親族に不幸があった年って、『おせち料理、どうしよう…』と悩んでしまいますよね。
とくに、親戚のどこかが喪中のときは、『うちは普通にお祝いしていいのかな?』と迷う方も多いと思います。
年末が近づくと、こんな悩みを抱く方が多くなります。
おせち料理は「新年を祝う特別な料理」ですが、喪中では「祝い事を控える」という考えもあります。
この記事では、喪中のときにおせちを食べてもよいのか、そして家族や親族に配慮した過ごし方について、マナーや実例をもとにわかりやすく解説します。
喪中でもおせち料理を食べていい?マナー上の考え方

喪中とは、身近な方が亡くなられてから一定の期間、故人を偲び、祝い事を控える期間のことを指します。
一般的には、配偶者・両親・祖父母・兄弟姉妹など、近しい親族が亡くなってから 1年間(12〜13か月ほど)が目安とされています。
この期間中は、結婚式や正月飾り、年賀状など「祝い事」を控えるのが慣例です。
ただし、「おせち料理」は“お祝いの席で食べる料理”ではありますが、必ずしも喪中に食べてはいけないものではありません。
実際、マナー専門家や冠婚葬祭の書籍でも次のように説明されています。
> 「おせちは祝い膳のひとつですが、亡くなられた方の四十九日を過ぎていれば、通常の食事としていただくことに問題はありません。」
> (出典:冠婚葬祭マナー辞典・日本儀礼文化協会)
つまり、「お祝い」として盛大に振る舞うのではなく、静かに新年を迎える形であれば、おせちを食べることはマナー違反にはなりません。
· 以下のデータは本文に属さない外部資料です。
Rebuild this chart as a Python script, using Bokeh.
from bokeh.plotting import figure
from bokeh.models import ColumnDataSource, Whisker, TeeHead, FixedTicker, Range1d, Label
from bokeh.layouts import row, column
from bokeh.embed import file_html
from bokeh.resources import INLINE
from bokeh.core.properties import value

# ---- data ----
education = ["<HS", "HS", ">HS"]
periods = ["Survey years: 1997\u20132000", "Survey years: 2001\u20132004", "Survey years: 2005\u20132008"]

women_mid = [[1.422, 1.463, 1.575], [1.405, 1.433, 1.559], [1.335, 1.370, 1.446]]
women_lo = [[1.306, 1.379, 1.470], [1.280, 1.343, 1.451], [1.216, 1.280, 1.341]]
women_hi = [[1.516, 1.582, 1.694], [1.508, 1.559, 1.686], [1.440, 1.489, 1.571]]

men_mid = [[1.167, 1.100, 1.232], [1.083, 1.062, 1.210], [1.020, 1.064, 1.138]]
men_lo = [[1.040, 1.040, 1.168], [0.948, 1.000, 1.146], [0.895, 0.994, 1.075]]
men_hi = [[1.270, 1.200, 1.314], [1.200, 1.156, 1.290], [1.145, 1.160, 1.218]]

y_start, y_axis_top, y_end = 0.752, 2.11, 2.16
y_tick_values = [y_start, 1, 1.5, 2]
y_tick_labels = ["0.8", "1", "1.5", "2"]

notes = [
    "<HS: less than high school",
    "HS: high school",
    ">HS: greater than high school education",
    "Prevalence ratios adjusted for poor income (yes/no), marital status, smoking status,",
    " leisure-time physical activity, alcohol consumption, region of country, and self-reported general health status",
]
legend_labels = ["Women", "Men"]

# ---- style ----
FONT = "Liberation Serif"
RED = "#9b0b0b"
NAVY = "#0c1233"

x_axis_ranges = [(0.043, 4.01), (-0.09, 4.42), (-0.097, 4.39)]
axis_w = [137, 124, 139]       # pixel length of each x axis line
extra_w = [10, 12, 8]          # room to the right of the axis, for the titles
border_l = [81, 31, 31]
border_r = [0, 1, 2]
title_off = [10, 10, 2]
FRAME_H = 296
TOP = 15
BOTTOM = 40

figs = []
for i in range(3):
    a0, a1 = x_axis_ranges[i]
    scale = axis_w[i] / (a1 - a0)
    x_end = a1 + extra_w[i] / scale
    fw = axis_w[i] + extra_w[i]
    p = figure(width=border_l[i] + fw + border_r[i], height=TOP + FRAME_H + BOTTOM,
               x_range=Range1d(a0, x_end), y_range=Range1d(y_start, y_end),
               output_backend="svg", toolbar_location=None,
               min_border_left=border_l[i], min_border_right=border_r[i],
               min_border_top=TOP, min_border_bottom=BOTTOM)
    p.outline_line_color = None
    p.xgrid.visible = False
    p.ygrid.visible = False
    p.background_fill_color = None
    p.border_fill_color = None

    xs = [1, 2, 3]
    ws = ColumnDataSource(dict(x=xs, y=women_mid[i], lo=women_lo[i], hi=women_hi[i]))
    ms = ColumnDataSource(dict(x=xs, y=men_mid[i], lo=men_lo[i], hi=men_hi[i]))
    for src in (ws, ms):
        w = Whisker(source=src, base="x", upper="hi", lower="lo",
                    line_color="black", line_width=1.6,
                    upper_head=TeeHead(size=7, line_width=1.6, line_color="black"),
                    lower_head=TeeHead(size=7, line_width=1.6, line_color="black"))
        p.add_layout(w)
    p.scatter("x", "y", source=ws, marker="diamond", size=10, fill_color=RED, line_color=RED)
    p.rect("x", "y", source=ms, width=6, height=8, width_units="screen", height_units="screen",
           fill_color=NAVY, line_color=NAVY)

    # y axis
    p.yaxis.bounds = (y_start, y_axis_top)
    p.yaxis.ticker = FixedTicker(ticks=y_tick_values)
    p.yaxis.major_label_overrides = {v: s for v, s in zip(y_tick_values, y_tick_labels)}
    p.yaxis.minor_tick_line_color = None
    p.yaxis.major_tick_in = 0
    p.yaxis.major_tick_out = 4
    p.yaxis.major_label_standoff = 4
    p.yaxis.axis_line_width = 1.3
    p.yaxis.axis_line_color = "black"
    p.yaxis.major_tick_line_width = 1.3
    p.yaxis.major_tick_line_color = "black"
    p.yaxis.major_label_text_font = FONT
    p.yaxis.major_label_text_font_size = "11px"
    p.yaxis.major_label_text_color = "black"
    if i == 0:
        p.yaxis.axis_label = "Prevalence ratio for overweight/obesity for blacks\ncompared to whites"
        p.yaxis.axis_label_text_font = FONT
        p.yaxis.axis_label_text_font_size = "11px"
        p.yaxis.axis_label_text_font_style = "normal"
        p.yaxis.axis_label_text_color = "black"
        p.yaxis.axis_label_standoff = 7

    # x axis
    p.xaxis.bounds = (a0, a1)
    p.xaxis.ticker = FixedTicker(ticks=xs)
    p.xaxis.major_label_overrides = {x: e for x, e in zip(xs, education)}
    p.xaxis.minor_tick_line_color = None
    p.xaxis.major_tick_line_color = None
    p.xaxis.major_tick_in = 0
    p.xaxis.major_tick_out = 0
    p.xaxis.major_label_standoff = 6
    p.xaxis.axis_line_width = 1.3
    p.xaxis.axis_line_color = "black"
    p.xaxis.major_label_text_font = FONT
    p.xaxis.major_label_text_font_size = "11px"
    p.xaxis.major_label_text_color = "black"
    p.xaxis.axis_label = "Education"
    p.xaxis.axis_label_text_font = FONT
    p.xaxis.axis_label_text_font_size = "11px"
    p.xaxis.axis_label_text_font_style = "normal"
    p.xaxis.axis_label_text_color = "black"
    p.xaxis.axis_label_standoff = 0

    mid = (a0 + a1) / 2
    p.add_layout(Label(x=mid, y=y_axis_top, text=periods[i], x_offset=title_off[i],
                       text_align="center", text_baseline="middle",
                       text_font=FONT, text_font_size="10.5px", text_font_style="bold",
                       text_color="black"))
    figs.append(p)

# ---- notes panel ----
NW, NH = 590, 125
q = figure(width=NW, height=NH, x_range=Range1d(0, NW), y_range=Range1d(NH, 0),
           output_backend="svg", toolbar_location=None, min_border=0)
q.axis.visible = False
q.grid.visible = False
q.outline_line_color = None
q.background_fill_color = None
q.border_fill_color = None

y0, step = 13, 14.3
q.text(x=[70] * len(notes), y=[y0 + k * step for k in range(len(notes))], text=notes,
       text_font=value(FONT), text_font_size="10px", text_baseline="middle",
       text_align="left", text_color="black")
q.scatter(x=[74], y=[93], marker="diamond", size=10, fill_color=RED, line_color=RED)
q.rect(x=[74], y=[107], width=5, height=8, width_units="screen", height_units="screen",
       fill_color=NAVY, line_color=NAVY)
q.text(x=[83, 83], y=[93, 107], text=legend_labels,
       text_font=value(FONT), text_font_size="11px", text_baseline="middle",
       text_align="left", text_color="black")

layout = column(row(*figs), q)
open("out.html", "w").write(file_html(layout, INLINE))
黒豆や昆布巻きなど縁起を担ぐ食材も、故人を偲びながら家族でいただくことができます。
相手方(息子や娘の配偶者のご実家)が喪中の場合は?
たとえば、息子や娘の配偶者のご実家が喪中にあたる場合は、少し配慮の仕方が変わってきます。
ポイントは、自分たちの家が喪中でないなら、おせちを用意しても問題はないということ。
ただし、相手方が喪中の場合には、お祝いムードを強く出さないように気をつけたいところです。
たとえば次のような工夫がおすすめです。
👉️ おせちを「お祝い膳」ではなく「年始の食事」として楽しむ
👉️ お重や飾りの紅白など華やかな色合いを控え、落ち着いた雰囲気にまとめる
👉️ 新年のあいさつは「おめでとうございます」ではなく「今年もよろしくお願いします」と伝える
また、もし喪中のご家庭へ新年のあいさつをする場合は、喪中見舞いや寒中見舞いの形で気持ちを伝えるのが丁寧です。
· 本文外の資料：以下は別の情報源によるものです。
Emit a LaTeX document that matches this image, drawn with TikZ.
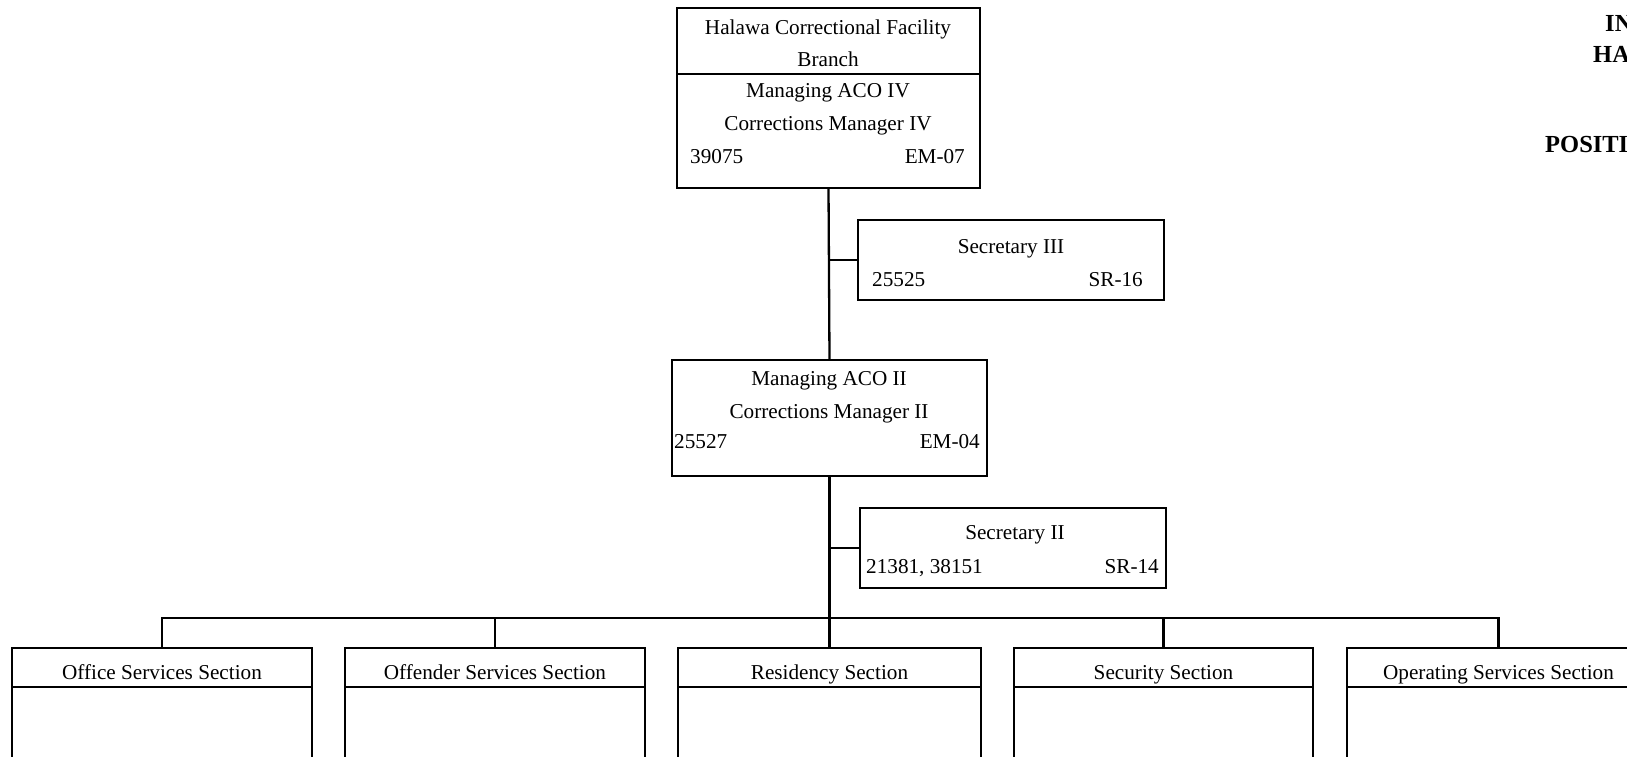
\documentclass[tikz,border=0pt]{standalone}
\usepackage{fontspec}
\setmainfont{Liberation Serif}
\begin{document}
\begin{tikzpicture}[x=1pt,y=-1pt,
  box/.style={draw=black, line width=2.3pt, rectangle, inner sep=0pt, outer sep=0pt, anchor=north west},
  lbl/.style={font=\fontsize{21.2}{23}\selectfont, inner sep=0pt, anchor=base},
  lblw/.style={lbl, anchor=base west},
  lble/.style={lbl, anchor=base east},
  ttl/.style={font=\fontsize{24.5}{26}\selectfont\bfseries, inner sep=0pt, anchor=base west},
  conn/.style={draw=black, line width=2.3pt}]
\useasboundingbox (0,0) rectangle (1627,757);
\clip (0,0) rectangle (1627,757);
\fill[white] (0,0) rectangle (1627,757);

% title (cut off at the right edge)
\node[ttl] (ti1) at (1605,32) {IN};
\node[ttl] (ti2) at (1593,63) {HA};
\node[ttl] (ti3) at (1545,153) {POSITI};

% top box
\node[box, minimum width=303pt, minimum height=66pt] (toph) at (677,8) {};
\node[box, minimum width=303pt, minimum height=114pt] (topb) at (677,74) {};
\node[lbl] (t1) at (828,35) {Halawa Correctional Facility};
\node[lbl] (t2) at (828,67) {Branch};
\node[lbl] (t3) at (828,98) {Managing ACO IV};
\node[lbl] (t4) at (828,131) {Corrections Manager IV};
\node[lblw] (t5) at (690,163) {39075};
\node[lble] (t6) at (965,163) {EM-07};

% secretary III
\node[box, minimum width=306pt, minimum height=80pt] (sec3) at (858,220) {};
\node[lbl] (s31) at (1011,253) {Secretary III};
\node[lblw] (s32) at (872,286) {25525};
\node[lble] (s33) at (1143,286) {SR-16};

% managing ACO II
\node[box, minimum width=315pt, minimum height=116pt] (mgr) at (672,360) {};
\node[lbl] (m1) at (829,385) {Managing ACO II};
\node[lbl] (m2) at (829,418) {Corrections Manager II};
\node[lblw] (m3) at (674,448) {25527};
\node[lble] (m4) at (980,448) {EM-04};

% secretary II
\node[box, minimum width=306pt, minimum height=80pt] (sec2) at (860,508) {};
\node[lbl] (s21) at (1015,539) {Secretary II};
\node[lblw] (s22) at (866,573) {21381, 38151};
\node[lble] (s23) at (1159,573) {SR-14};

% sections
\foreach \n/\xl/\w/\txt in {off/12/300/Office Services Section,
                          ofd/345/300/Offender Services Section,
                          res/678/303/Residency Section,
                          sec/1014/299/Security Section,
                          ops/1347/303/Operating Services Section}{
  \node[box, minimum width=\w pt, minimum height=39pt] (\n h) at (\xl,648) {};
  \node[box, minimum width=\w pt, minimum height=120pt] (\n b) at (\xl,687) {};
  \node[lbl] (\n t) at ([yshift=-12pt]\n h.center) {\txt};
}

% connectors
\coordinate (busy) at (0,618);
\draw[conn] (topb.south) -- (mgr.north);
\draw[conn] (sec3.west) -- (sec3.west -| topb.south);
\draw[conn] (mgr.south) -- (resh.north);
\draw[conn] (sec2.west) -- (sec2.west -| mgr.south);
\draw[conn] (offh.north) |- (busy -| opsh.north) -- (opsh.north);
\draw[conn] (ofdh.north) -- (ofdh.north |- busy);
\draw[conn] (sech.north) -- (sech.north |- busy);
\end{tikzpicture}
\end{document}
このような小さな気づかいが、相手への敬意や思いやりとしてしっかり伝わります。
喪中のお正月にふさわしい過ごし方と「控えるべきこと」

喪中期間の過ごし方には、宗派や地域によっても差がありますが、一般的には以下の点を意識すると安心です。
控えた方がよいこと
● 正月飾り(しめ縄・門松など)
● 年賀状(代わりに喪中はがきや寒中見舞い)
● 派手な初詣や初売り・お年玉イベント
行ってもよいこと
● おせち料理(お祝いではなく食事として)
● お雑煮(派手な具材を避けるとより穏やか)
● 初詣(故人の四十九日を過ぎていれば可、静かにお参りを)
実際に喪中を経験した方々の声を見ると、
「亡くなった祖父のことを思い出しながら、静かにおせちをいただいた」
「紅白かまぼこをやめて、落ち着いた煮物中心にした」
など、“祝い”ではなく“感謝と追悼”の気持ちを込めたお正月を過ごす方が多いようです。
無理に形式にこだわらず、心の整理がつく範囲で新年を迎えることが何より大切です。

まとめ
喪中における「おせち料理」は、四十九日を過ぎていれば問題なしとされています。
ただし、「お祝いとしての華やかなおせち」ではなく、静かに家族で一年の健康を願う食事としていただくのがマナーです。
相手方(息子や娘の配偶者のご実家)が喪中の場合も、自分の家が喪中でなければおせちを用意して構いませんが、紅白の演出や明るい祝い言葉を控えるなど、相手への思いやりを忘れない姿勢が大切です。
おせちは本来、「家族の健康と幸せを祈る料理」。
喪中のときこそ、感謝の気持ちを込めて穏やかにいただく──
そんな新年の迎え方が、きっと心に残るものになるでしょう。